Plato's ethic is about seeking man's highest good. This is a balance of certain kinds of pleasure and an intellectual understanding or knowledge of truth. Happiness he believed must be attained by the pursuit of virtue. This means becoming as God like as is possible for man. I find my own philosophy reflects this ancient idea. For Plato man's good is primarily a condition of the soul. In accord with the idea of forms, goodness is not relative. It refers to something absolute and unchanging. It is only the truly virtuous man who is a truly good man and a truly happy man. In Plato, virtue is identified with knowledge. Knowledge means philosophical knowledge. In this he agrees with Socrates.
On communities, Plato says men join together into communities for economic reasons. Therefor society is not a necessary evil, but a natural institution of man. The good life is only possible through society. The state exists in order to serve the wants of men. Logically then, morality and justice must be the same for the state as for the individual. The state is not above the law. There is an absolute morality with which the state must comply. In community, men will develop specialized skills to support the community. Even so, the community still exists for men, not the converse.
In defining his ideal state Plato divided his society into three classes with artisans being the lowest class. Above that were the soldiers whom he called guardians. Finally the highest class of rulers would be chosen from among the guardians. Plato wanted to teach music and gymnastics to everyone, including women, but the ultimate goal of education for the leaders of the society is to learn philosophy or truth and become philosophers. Plato defines a long rather difficult path of education whereby a person would ascend to leadership of the state.
Democracy, oligarchy and tyranny are all bad because their rule will favor a certain class. Thoughtful rule will be that which is for the good of the whole people. In that, everyone will lead the good life, that being the life of virtue.
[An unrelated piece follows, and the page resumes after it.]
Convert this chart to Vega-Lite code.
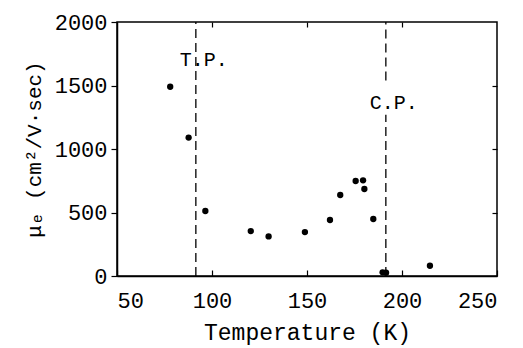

This state of the state can only be attained when the leadership comes from the best of the best, the virtuous philosopher.
In his perfect state Plato would exclude certain kinds of art. He would be, in fact, a censor for his society. For example, he would exclude Homer's Iliad and Odyssey. He would also exclude works by Sophocles. His position is, some things are immoral and the leaders have a right and duty to protect the society from immoral ideas. For sure, I believe Plato's notion of censorship is a bit off base. If the twentieth century proved anything we proved that censorship cannot work. It will eventually bring ruin to those who try it. Even in a closed society, leaks will develop.
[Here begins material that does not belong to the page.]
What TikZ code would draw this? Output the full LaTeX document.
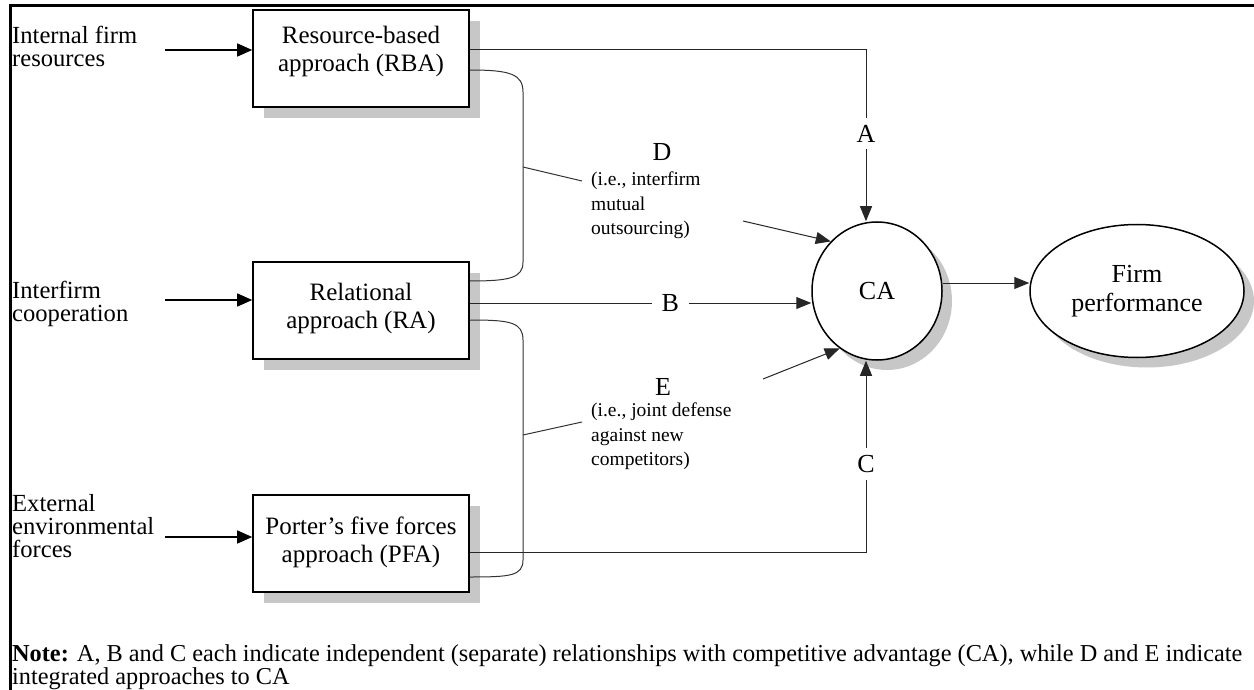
\documentclass[tikz,border=0pt]{standalone}
\usepackage{fontspec}
\setmainfont{Liberation Serif}
\usetikzlibrary{arrows.meta,shapes.geometric,shadows}
\begin{document}
\begin{tikzpicture}[x=1pt,y=-1pt,
  box/.style={draw, line width=1.6pt, fill=white, minimum width=216pt, minimum height=97pt, inner sep=0pt,
    drop shadow={shadow xshift=11pt, shadow yshift=-11pt, fill=black!22, opacity=1}},
  oval/.style={ellipse, draw, line width=1.5pt, fill=white, inner sep=0pt, align=center,
    font=\fontsize{26}{29}\selectfont,
    drop shadow={shadow xshift=10pt, shadow yshift=-10pt, fill=black!22, opacity=1}},
  boxtxt/.style={font=\fontsize{25}{28}\selectfont, align=center, inner sep=0pt},
  side/.style={font=\fontsize{24.6}{23}\selectfont, align=left, anchor=north west, inner sep=0pt},
  small/.style={font=\fontsize{19.5}{24.5}\selectfont, align=left, anchor=north west, inner sep=0pt},
  letter/.style={font=\fontsize{26}{26}\selectfont, inner sep=0pt},
  tag/.style={font=\fontsize{26}{26}\selectfont, fill=white, inner xsep=10pt, inner ysep=7pt},
  inarrow/.style={line width=1.3pt, -{Triangle[length=15pt,width=13pt]}},
  link/.style={line width=1pt, draw=black!80},
  linkarrow/.style={line width=1pt, draw=black!85, -{Triangle[length=15pt,width=12pt]}}
]
\useasboundingbox (0,0) rectangle (1254,690);

% frame
\draw[line width=3pt] (10,692) -- (10,6) -- (1256,6);

% approach boxes
\node[box] (rba) at (361,58.5) {};
\node[box] (ra)  at (361,310.5) {};
\node[box] (pfa) at (361,543.5) {};
\node[boxtxt] (rbatxt) at (361,51) {Resource-based\\approach (RBA)};
\node[boxtxt] (ratxt)  at (361,308) {Relational\\approach (RA)};
\node[boxtxt] (pfatxt) at (361,542) {Porter’s five forces\\approach (PFA)};

% outcomes
\node[oval, minimum width=130pt, minimum height=138pt] (ca) at (877,291) {CA};
\node[oval, minimum width=214pt, minimum height=133pt] (firm) at (1137,291) {Firm\\performance};

% inputs on the left
\node[side] (in1txt) at (12,26) {Internal firm\\resources};
\node[side] (in2txt) at (12,281) {Interfirm\\cooperation};
\node[side] (in3txt) at (12,494) {External\\environmental\\forces};
\coordinate (in1) at (165,50);
\coordinate (in2) at (165,300);
\coordinate (in3) at (165,537);
\draw[inarrow] (in1) -- (rba.west |- in1);
\draw[inarrow] (in2) -- (ra.west |- in2);
\draw[inarrow] (in3) -- (pfa.west |- in3);

% independent relationships A, B, C
\coordinate (acorner) at (866,50);
\coordinate (ccorner) at (866,552);
\draw[linkarrow] ([yshift=8.5pt]rba.east) -- (acorner) -- node[tag, pos=0.49] (atag) {A} ([xshift=-11pt]ca.north);
\draw[linkarrow] ([yshift=7.5pt]ra.east) -- node[tag, pos=0.587] (btag) {B} ([yshift=-12pt]ca.west);
\draw[linkarrow] ([yshift=-8.5pt]pfa.east) -- (ccorner) -- node[tag, pos=0.46] (ctag) {C} ([xshift=-11pt]ca.south);

% integrated approach D
\draw[link] ([yshift=-11.5pt]rba.east) .. controls +(40,0) and +(0,-18) .. (523,92) -- (523,262)
  .. controls +(0,16) and +(40,0) .. ([yshift=29.5pt]ra.east);
\coordinate (dj) at (523,167);
\coordinate (dt) at (582,181);
\draw[link] (dj) -- (dt);
\node[letter] (dlet) at (662,152) {D};
\node[small] (dtxt) at (591,172) {(i.e., interfirm\\mutual\\outsourcing)};
\coordinate (dfrom) at (743,221);
\draw[linkarrow] (dfrom) -- (ca.133);

% integrated approach E
\draw[link] ([yshift=-9.5pt]ra.east) .. controls +(40,0) and +(0,-18) .. (523,340) -- (523,560)
  .. controls +(0,16) and +(40,0) .. ([yshift=-33.5pt]pfa.east);
\coordinate (ej) at (523,435);
\coordinate (et) at (582,422);
\draw[link] (ej) -- (et);
\node[letter] (elet) at (663,387) {E};
\node[small] (etxt) at (591,403) {(i.e., joint defense\\against new\\competitors)};
\coordinate (efrom) at (763,379);
\draw[linkarrow] (efrom) -- (ca.237);

% CA drives firm performance
\draw[linkarrow] ([yshift=8pt]ca.east) -- ([yshift=8pt]firm.west);

% note
\node[anchor=north west, inner sep=0pt, align=left, font=\fontsize{24.3}{23}\selectfont] (note) at (12,644)
  {\textbf{Note:} A, B and C each indicate independent (separate) relationships with competitive advantage (CA), while D and E indicate\\integrated approaches to CA};
\end{tikzpicture}
\end{document}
It is not just in censorship, Plato defines a pretty tight state all around. His rules about how birth is controlled and who rules and who does not are quite rigid and oppressive. It is a social structure cast system in spades, with three casts. Marriage in the upper two casts, the warriors and rulers, is controlled by the state as is reproduction. His solution for illegal children is right out of Draco. They are to be disposed of. The motive for all of this is to improve the race. We will recall that Hitler tried to implement a similar idea in recent history. He called it the super race.
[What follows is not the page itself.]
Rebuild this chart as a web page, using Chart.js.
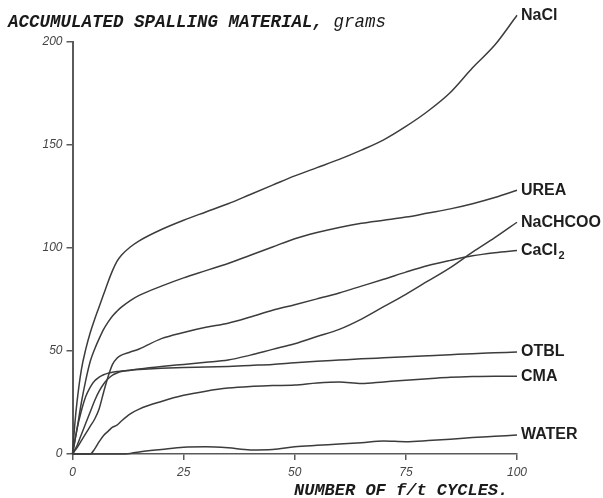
<!DOCTYPE html>
<html>
<head>
<meta charset="utf-8">
<script src="https://cdn.jsdelivr.net/npm/chart.js@4.4.0/dist/chart.umd.min.js"></script>
<style>
  html, body { margin: 0; padding: 0; background: #fff; }
  #wrap { width: 603px; height: 498px; position: relative; }
</style>
</head>
<body>
<div id="wrap"><canvas id="spallingChart" width="603" height="498"></canvas></div>
<script>
// number of freeze/thaw cycles (x) shared by all curves
const cycles = [0, 0.5, 1, 2, 3, 4, 5, 6, 7, 8, 9, 10, 11, 13, 15, 20, 25, 30, 35, 40, 45, 50, 55, 60, 65, 70, 75, 80, 85, 90, 95, 100];

// accumulated spalling material, grams
const nacl     = [0, 14, 25, 41, 51, 59, 65.5, 71.5, 77.5, 83.5, 89, 93.5, 96.5, 100.5, 103.5, 109, 113.5, 117.5, 121.5, 126, 130.5, 135, 139, 143, 147.5, 152.5, 159, 166.5, 175.5, 187.5, 198.5, 213];
const urea     = [0, 6, 12, 25, 36, 45, 51, 56, 60.5, 64, 67, 69.3, 71.3, 74.5, 77, 81.5, 85.5, 89, 92.5, 96.5, 100.5, 104.5, 107.5, 110, 112, 113.5, 115, 117, 119, 121.5, 124.5, 128];
const nachcoo  = [0, 2, 4, 9.5, 15, 20.5, 26, 30.5, 34, 36.5, 38.3, 39.3, 40, 40.7, 41.3, 42.5, 43.5, 44.5, 45.6, 48, 50.8, 53.5, 57, 60.5, 65.5, 71.5, 77.5, 84, 90.5, 98, 105, 112.5];
const cacl2    = [0, 1.5, 3, 6.5, 10, 13.5, 17, 22, 30, 37.5, 43.5, 46.5, 48, 49.5, 51, 56, 59, 61.5, 63.5, 66.5, 69.8, 72.5, 75.3, 78.2, 81.5, 84.8, 88.3, 91.5, 94, 96.2, 97.7, 98.8];
const otbl     = [0, 6, 12, 21, 28, 32.5, 35.5, 37.3, 38.5, 39.2, 39.7, 40, 40.3, 40.7, 41, 41.6, 42, 42.2, 42.5, 43, 43.5, 44.3, 45, 45.6, 46.2, 46.7, 47.2, 47.7, 48.2, 48.7, 49.1, 49.5];
const cma      = [0, 0, 0, 0, 0, 0, 2.5, 6, 9, 11, 13, 14, 16, 19.5, 21.8, 25.5, 28.5, 30.5, 32, 32.8, 33.2, 33.5, 34.5, 35, 34.2, 35, 35.8, 36.5, 37.2, 37.6, 37.8, 37.8];
const water    = [0, 0, 0, 0, 0, 0, 0, 0, 0, 0, 0, 0, 0, 0.3, 1, 2.2, 3.3, 3.5, 3, 2, 2.2, 3.5, 4.2, 4.8, 5.5, 6.3, 6, 6.5, 7.2, 8, 8.6, 9.2];

const seriesNames = ['NaCl', 'UREA', 'NaCHCOO', 'CaCl₂', 'OTBL', 'CMA', 'WATER'];
const seriesValues = [nacl, urea, nachcoo, cacl2, otbl, cma, water];

const yTicks = [0, 50, 100, 150, 200];
const xTicks = [0, 25, 50, 75, 100];

const LINE = '#3c3c3c';
const AXIS = '#5a5a5a';

// names written at the right-hand end of every curve, plus the two axis captions
const curveLabels = {
    id: 'curveLabels',
    afterDraw(chart) {
        const { ctx, scales: { x, y } } = chart;
        ctx.save();
        ctx.fillStyle = '#1e1e1e';
        ctx.textBaseline = 'middle';
        chart.data.datasets.forEach(ds => {
            const last = ds.data[ds.data.length - 1];
            const px = x.getPixelForValue(last.x) + 4;
            const py = y.getPixelForValue(last.y);
            ctx.font = 'bold 16px "Liberation Sans"';
            if (ds.label.endsWith('₂')) {
                const base = ds.label.slice(0, -1);
                ctx.fillText(base, px, py);
                const w = ctx.measureText(base).width;
                ctx.font = 'bold 11px "Liberation Sans"';
                ctx.fillText('2', px + w + 1, py + 5);
            } else {
                ctx.fillText(ds.label, px, py);
            }
        });

        // y caption, top left
        ctx.textBaseline = 'alphabetic';
        ctx.fillStyle = '#1a1a1a';
        ctx.font = 'bold italic 17.5px "Liberation Mono"';
        const head = 'ACCUMULATED SPALLING MATERIAL,';
        ctx.fillText(head, 8, 27);
        const hw = ctx.measureText(head + ' ').width;
        ctx.font = 'italic 17.5px "Liberation Mono"';
        ctx.fillText('grams', 8 + hw, 27);

        // x caption, under the axis
        ctx.font = 'bold italic 17px "Liberation Mono"';
        ctx.fillText('NUMBER OF f/t CYCLES.', 294, 495);
        ctx.restore();
    }
};

const ctx = document.getElementById('spallingChart').getContext('2d');

new Chart(ctx, {
    type: 'line',
    data: {
        datasets: seriesNames.map((name, i) => ({
            label: name,
            data: cycles.map((c, j) => ({ x: c, y: seriesValues[i][j] })),
            borderColor: LINE,
            borderWidth: 1.5,
            pointRadius: 0,
            fill: false,
            cubicInterpolationMode: 'monotone',
            clip: false
        }))
    },
    options: {
        responsive: false,
        animation: false,
        layout: { padding: { top: 42, right: 86, left: 0, bottom: 0 } },
        plugins: {
            legend: { display: false },
            tooltip: { enabled: false },
            title: { display: false }
        },
        scales: {
            x: {
                type: 'linear',
                min: 0,
                max: 100,
                afterFit: s => { s.height = 44; },
                afterBuildTicks: s => { s.ticks = xTicks.map(v => ({ value: v })); },
                border: { display: true, color: AXIS, width: 1.5 },
                grid: { drawOnChartArea: false, drawTicks: true, tickLength: 6, color: AXIS, lineWidth: 1.5 },
                ticks: {
                    padding: 5,
                    color: '#444',
                    font: { family: 'Liberation Sans', size: 12, style: 'italic' }
                }
            },
            y: {
                min: 0,
                max: 200,
                afterFit: s => { s.width = 72.5; },
                afterBuildTicks: s => { s.ticks = yTicks.map(v => ({ value: v })); },
                border: { display: true, color: AXIS, width: 2 },
                grid: { drawOnChartArea: false, drawTicks: true, tickLength: 6, color: AXIS, lineWidth: 1.5 },
                ticks: {
                    padding: 4,
                    color: '#444',
                    font: { family: 'Liberation Sans', size: 12, style: 'italic' }
                }
            }
        }
    },
    plugins: [curveLabels]
});
</script>
</body>
</html>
Foreign travel would be forbidden except with permission from the state. Foreign visitors would be kept out or controlled by the state. There would be no open communication between th citizens and the visitors. Slaves were slaves and were to be so treated. They could never aspire to citizenship, nor could their offsprings. Familiarity with slaves was forbidden. Plato accepted slavery as a fact, as did Jefferson after him. While we may see some excuse for Plato's position, we cannot give the same excuse to the man who wrote the Declaration of Independence. Only by considering slaves to be not human, but some form of animal, could he have rationalized that.
I think Plato got way off course with his ideal state. His plan sounds like a combination of Orwell's 1984 and Hitler's super race. It would be abhorrent to any American. We would find his ideal state seriously restrictive. He completely ignores the inherent behavioral characteristics of his fellow men. A rigid system like this could not be imposed on a human community without a great deal of force. Even with force, it could not last.
To be fair, we must consider the bitter life experiences that produced these ideas. Plato's philosophy is deeply influenced by his disappointment with both aristocratic oligarchy and democracy. He saw first hand the corruption of the terrible thirty. Then the democracy of the rabble managed what the terrible thirty failed to do. They murdered his teacher and associate, Socrates. Considering all of that, his ideas on the organization of the state make some sense. They were to some extent remedies for outrages he had personally experience.
Plato considers the democratic principles of government to be ridiculous. If possible, he would put the state in the hands of a philosopher king. This king would be chosen from the best of the best. He would have to understand the ethics and truths which come out of Socrates' ideas of forms. He would shape the state according to these principles.
In essay 21 we outlined Socrates' doctrine of forms. In this, certain definitive terms such as good, animal, wealth, or sweet are really the names of mental or thought objects. He calls them ideas or forms. So, the thing we designate as good is not the reality of the form, but a secondary reflection of the fixed or permanent reality. This is a key distinction which keeps us from confusing the idea with the thing we apply it to.
We see from his writing that Plato is an elitist and so am I. However, the problem is still one we know all too well. The rabble would never knowingly put the ship of state into the hands of a thoughtful philosopher or follow his lead in any regard. Thus, the philosopher must be clever enough to trick the rabble into thinking he is a demagog. Then he must be fast enough on his feet to make the rabble think they are being appeased while he looks after their long term best interests.
The philosopher must lead, not rule. He must lead the rabble
into doing what is best for their children's future. Since the
rabble will in general eschew thinking, the philosopher must guide
them mostly with simple ideas and symbols. That calls for much
more good sense and virtue than any of our recent leaders have
demonstrated. Plato faced the same problem. Even the best of his
thinking had little effect on the majority of Athenian society.